Virginia DTC Fulfillment House Regulations; ABC Endorses Winery/Fulfillment House Contract Addendum Format
January 16th, 2013
In July, 2009, Virginia ABC notified Virginia Wine Shipper licensees they were prohibited from contracting with third parties for selling and shipping wine into Virginia. Since then industry has been working with Virginia ABC to outline allowable uses of third parties. The culmination of these efforts was a new Virginia regulation which took effect in November 2012 that defines how out-of-state Fulfillment Warehouses can secure the necessary approvals from Virginia ABC to continue to do business with Virginia Direct Shipper licensees.

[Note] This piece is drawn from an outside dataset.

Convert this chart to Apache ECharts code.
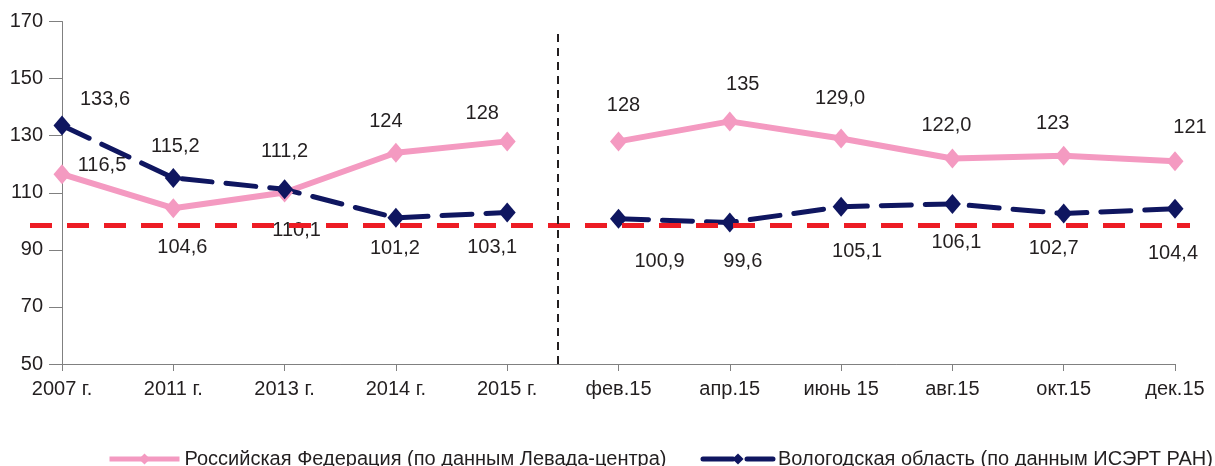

In a temporary work-around, Virginia ABC has allowed Direct Shippers to hold more than one direct shipping license and submit separate monthly shipment reports for each shipping location. This workaround remains in place until existing extra licenses expire (one year from issue) giving Direct Shippers and Fulfillment Warehouses time to secure the new approval. Wineries must continue to maintain their primary Virginia Direct Shipper license, but no licenses for additional fulfillment locations will be approved.
In order to gain the one-time written approval via letter from the Virginia ABC, Fulfillment Warehouses must, for each winery they represent:
- Provide Virginia ABC with a copy of the Fulfillment Warehouse’s valid, home state public warehouse license.
- Provide a written agreement between the Fulfillment Warehouse and the licensed Direct Shipper, listing all shipping locations and indicating the Fulfillment Warehouse is the agent of the Direct Shipper for purposes of complying with Virginia law. Please click here for a sample of a winery/fulfillment house contract addendum that has been recently endorsed by Virginia ABC to satisfy this requirement.
- Maintain for 2 years and make available to Virginia ABC upon request, records of each shipment, including 1) quantity and volume, 2) brands shipped, and 3) names and addresses of Virginia recipients.
Also as of November 2012, Virginia Direct Shipper licensees are no longer able to accept orders from Virginians made through a third party marketer that are not an “agricultural cooperative”. The most common unlicensed third party marketers (marketing portals, third party providers, TPPs, flash sites, e-mail marketers or collective web site hosts) cannot satisfy these requirements and are banned from selling into Virginia on behalf of wineries. If you use such marketers that trigger sales in Virginia, you may wish to discuss this new law with your contractor, as your Virginia Direct Shipper license is at stake.